The song opens with a rumbling bass and rhythm guitars that gradually rise in pressure until finally exploding. There’s also a psychedelic, dream-tinged bridge that gives a taste of what the mind is like when not frozen in the cold, dire reality between trips. A riveting human drama, “Not an Addict” proved popular at alternative radio, reaching #5 of the Billboard Modern Rock Chart.
67. Filter – “Hey Man Nice Shot” (1995)
There’s something viscerally shocking about the sentiment “hey man, nice shot” as a response to a suicide, even if it’s meant to be sardonic. At the time of its release, many fans perhaps understandably thought “Hey Man Nice Shot” was prompted by Kurt Cobain’s suicide the year before. In fact, it’s inspired by the death of R. Budd Dwyer, a state treasurer in Pennsylvania who was found guilty of racketeering, fraud, conspiracy and bribery. At a press conference in January 1987, he stunned the assembled crowd by putting a gun in his mouth and pulling the trigger. Cameras rolled, people screamed, and footage of the suicide was widely shown on television news reports.
Sensitive to criticisms that the song was callous or somehow glorified suicide, Filter felt compelled to issue the following statement: “The song ‘Hey Man Nice Shot’ is a reaction to a well-documented public suicide. It is not a celebration or glorification of taking one’s own life. The phrase ‘hey man, nice shot’ is a reference to the final act itself, an expression of guts and determination of a person standing up for what they believe is right. We are extremely sensitive and respectful to the family and friends of Mr. Dwyer. We have both lost friends to suicide and felt nothing but sympathy and loss for the victims, and those involved in such a tragedy.”

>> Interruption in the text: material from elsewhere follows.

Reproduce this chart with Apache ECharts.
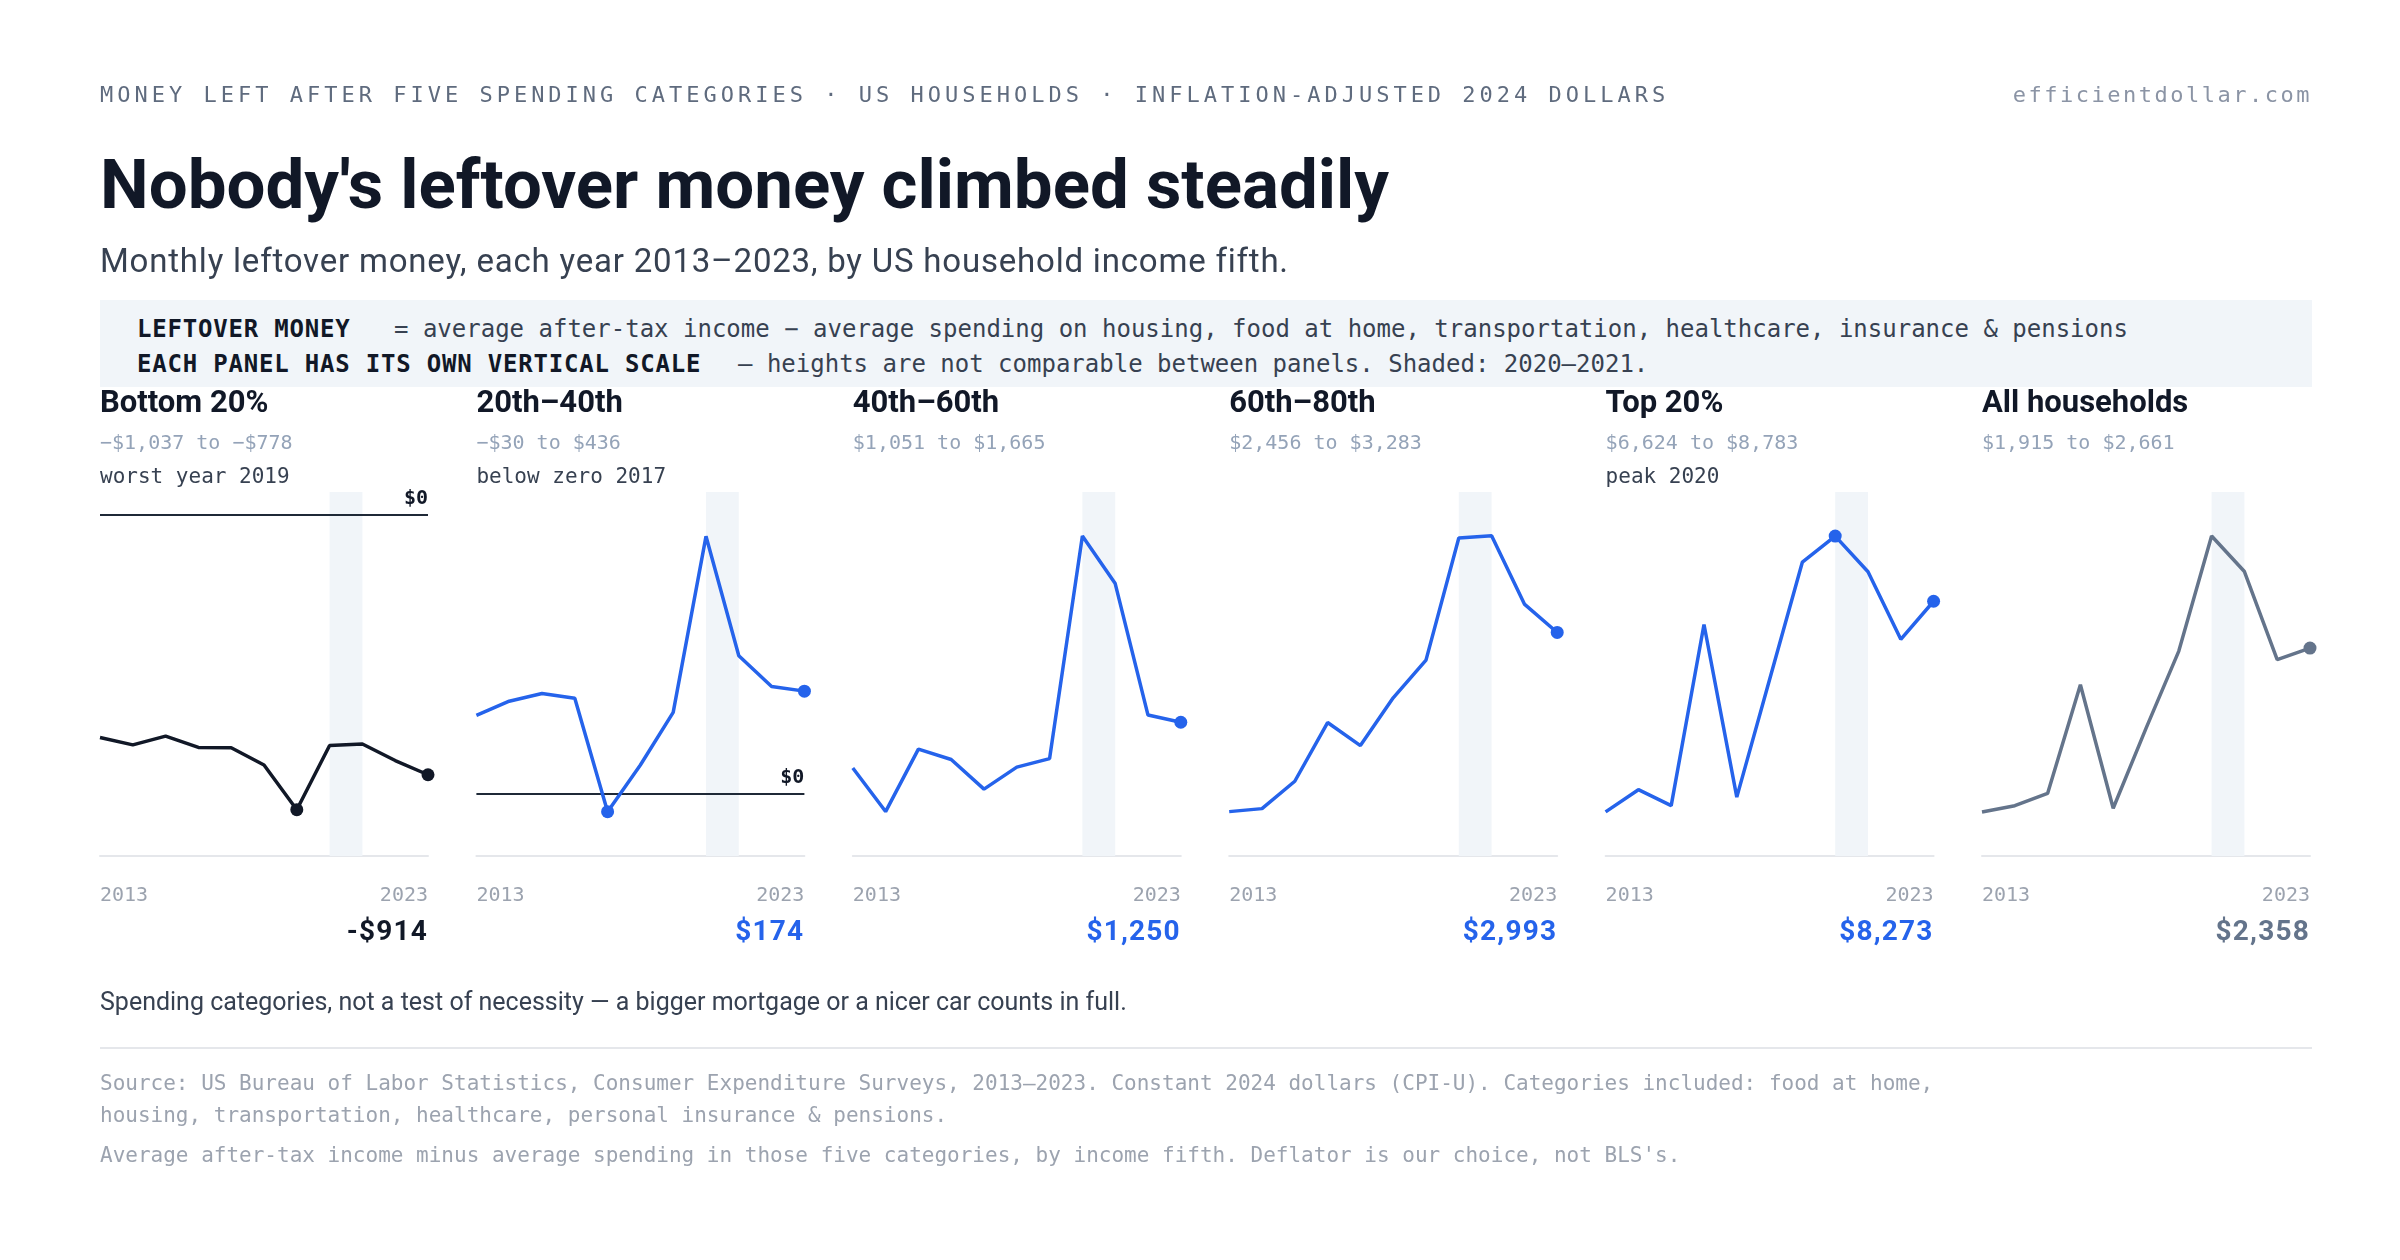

It’s an incendiary track built on dramatic shifts in dynamics, from solemn and barren to soul-wrenching blasts of colossal firepower. “Hey Man Nice Shot” reached #10 on the Billboard Modern Rock Chart.
66. Morrissey – “The More You Ignore Me, The Closer I Get” (1994)
The lead single from Morrissey’s fourth studio album, the outstanding Vauxhall and I, “The More You Ignore Me, The Closer I Get” is one of the former Smiths vocalist’s most successful solo singles. It reached #1 on the Billboard Modern Rock Chart and became his first Top 10 single in his native England in five years. Morrissey plays an obsessive stalker with just the right amount of suave creepiness. His sickly sweet crooning is chilling as he takes a song that sounds romantic and turns it on its heels.
Musically the song is a languid-mid-tempo rocker, produced by Steve Lillywhite and built on a recurring melodic electric guitar riff, acoustic rhythm guitar, a florid bassline, and Woody Taylor’s rock-solid drumming. A glistening acoustic guitar pattern descends above the fray during the song’s chorus. The music overall is rather upbeat and not evocative at all of an obsessive stalker, which undoubtedly is the point.
Morrissey’s sardonic wit and clever wordplay are on display as always, with acerbic lines like, “Beware! / I hold more grudges/ Than lonely high court judges / when you sleep I will creep into your thoughts like a bad debt that you can’t pay / take the easy way and give in / yeah, and let me in.” Perhaps it’s metaphoric — something troubling that constantly gnaws at your mind and you can’t banish? With a wordsmith as deft as Morrissey, anything is possible. But most likely it is what it sounds — a predator’s velvety supplication for the object of his sick fascination to give in to the inevitable. He actually seems supremely confident that she will.